▶ _DESCRIPTION OF THE TASK_
Please transcribe the listing below in full and word for word, without its pictures.

▶ _DATA SECTION_
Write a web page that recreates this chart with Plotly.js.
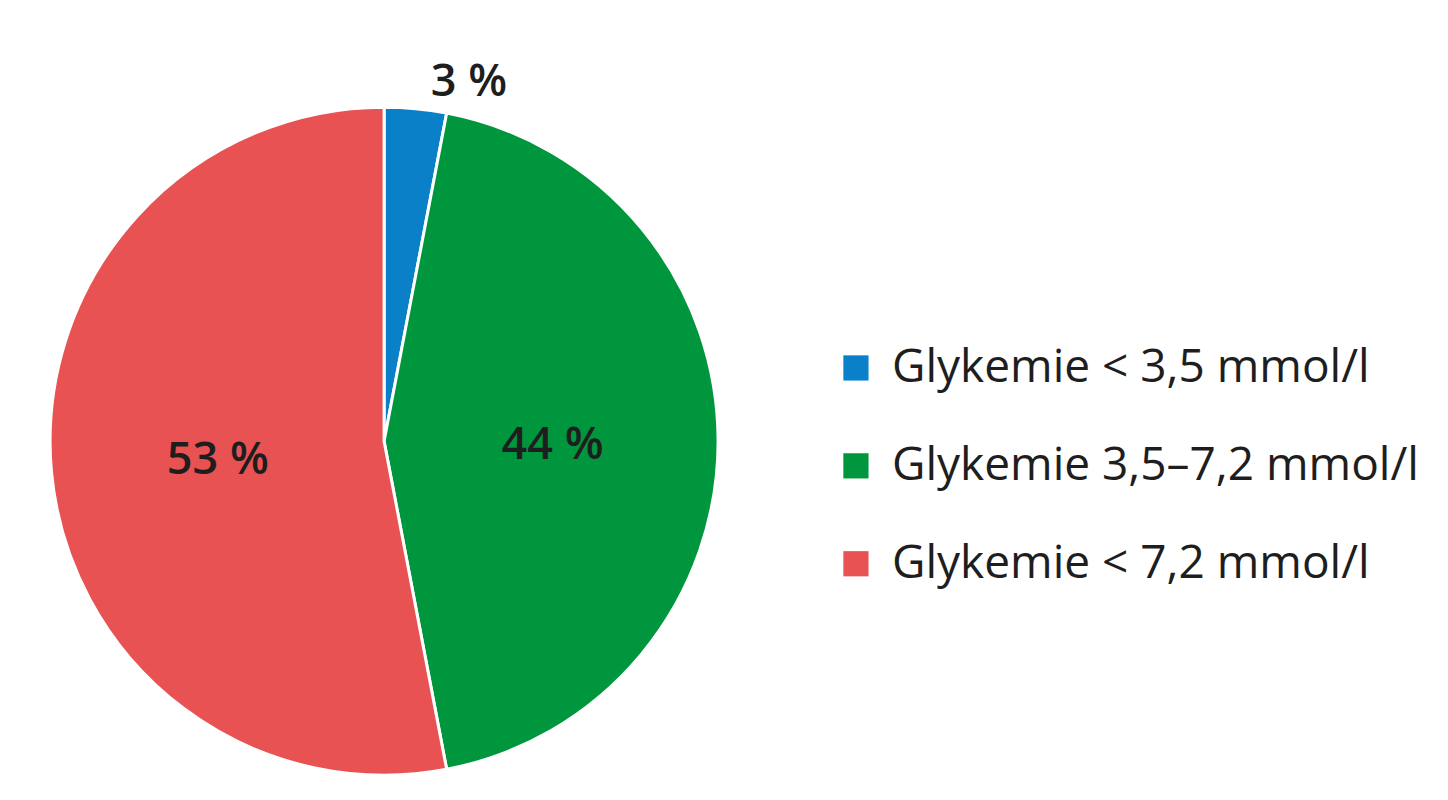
<!DOCTYPE html>
<html>
<head>
<meta charset="utf-8">
<script src="https://cdn.plot.ly/plotly-3.0.1.min.js"></script>
<style>
  html, body { margin: 0; padding: 0; background: #fff; }
  #piechart { width: 1448px; height: 800px; }
  /* bigger legend squares, like the original */
  #piechart path.legendpie { transform: translate(19px, -2px) scale(2.1); stroke-width: 0 !important; }
</style>
</head>
<body>
<div id="piechart"></div>
<script>
var labels = ['Glykemie < 3,5 mmol/l', 'Glykemie 3,5–7,2 mmol/l', 'Glykemie < 7,2 mmol/l'];
var values = [3, 44, 53];
var colors = ['#0A80C8', '#00963E', '#E85253'];   // blue, green, red
var positions = ['outside', 'inside', 'inside'];

// legend text drawn smaller than legend font so rows get the wide spacing of the original
var legendLabels = labels.map(function(l) {
  return '<span style="font-size:46px;baseline-shift:16px">' + l.replace('<', '&lt;') + '</span>';
});

var data = [{
  type: 'pie',
  labels: legendLabels,
  values: values,
  sort: false,
  direction: 'clockwise',
  rotation: 0,
  texttemplate: '%{value} %',
  textposition: positions,
  insidetextorientation: 'horizontal',
  textfont: {family: '"Open Sans", sans-serif', size: 45, color: '#1e1e1e', weight: 600},
  marker: {colors: colors, line: {color: '#ffffff', width: 3}},
  domain: {x: [0.0345, 0.496], y: [0.031, 0.866]},
  hoverinfo: 'skip'
}];

var layout = {
  width: 1448,
  height: 800,
  margin: {l: 0, r: 0, t: 0, b: 0},
  paper_bgcolor: '#ffffff',
  showlegend: true,
  legend: {
    x: 0.578, y: 0.415, xanchor: 'left', yanchor: 'middle',
    font: {family: '"Open Sans", sans-serif', size: 73, color: '#1e1e1e'},
    itemwidth: 45
  }
};

Plotly.newPlot('piechart', data, layout, {staticPlot: true});
</script>
</body>
</html>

▶ _RESPONSE TO THIS EXERCISE_
Write a web page that recreates this chart with Plotly.js.
<!DOCTYPE html>
<html>
<head>
<meta charset="utf-8">
<script src="https://cdn.plot.ly/plotly-3.0.1.min.js"></script>
<style>
  html, body { margin: 0; padding: 0; background: #fff; }
  #piechart { width: 1448px; height: 800px; }
  /* bigger legend squares, like the original */
  #piechart path.legendpie { transform: translate(19px, -2px) scale(2.1); stroke-width: 0 !important; }
</style>
</head>
<body>
<div id="piechart"></div>
<script>
var labels = ['Glykemie < 3,5 mmol/l', 'Glykemie 3,5–7,2 mmol/l', 'Glykemie < 7,2 mmol/l'];
var values = [3, 44, 53];
var colors = ['#0A80C8', '#00963E', '#E85253'];   // blue, green, red
var positions = ['outside', 'inside', 'inside'];

// legend text drawn smaller than legend font so rows get the wide spacing of the original
var legendLabels = labels.map(function(l) {
  return '<span style="font-size:46px;baseline-shift:16px">' + l.replace('<', '&lt;') + '</span>';
});

var data = [{
  type: 'pie',
  labels: legendLabels,
  values: values,
  sort: false,
  direction: 'clockwise',
  rotation: 0,
  texttemplate: '%{value} %',
  textposition: positions,
  insidetextorientation: 'horizontal',
  textfont: {family: '"Open Sans", sans-serif', size: 45, color: '#1e1e1e', weight: 600},
  marker: {colors: colors, line: {color: '#ffffff', width: 3}},
  domain: {x: [0.0345, 0.496], y: [0.031, 0.866]},
  hoverinfo: 'skip'
}];

var layout = {
  width: 1448,
  height: 800,
  margin: {l: 0, r: 0, t: 0, b: 0},
  paper_bgcolor: '#ffffff',
  showlegend: true,
  legend: {
    x: 0.578, y: 0.415, xanchor: 'left', yanchor: 'middle',
    font: {family: '"Open Sans", sans-serif', size: 73, color: '#1e1e1e'},
    itemwidth: 45
  }
};

Plotly.newPlot('piechart', data, layout, {staticPlot: true});
</script>
</body>
</html>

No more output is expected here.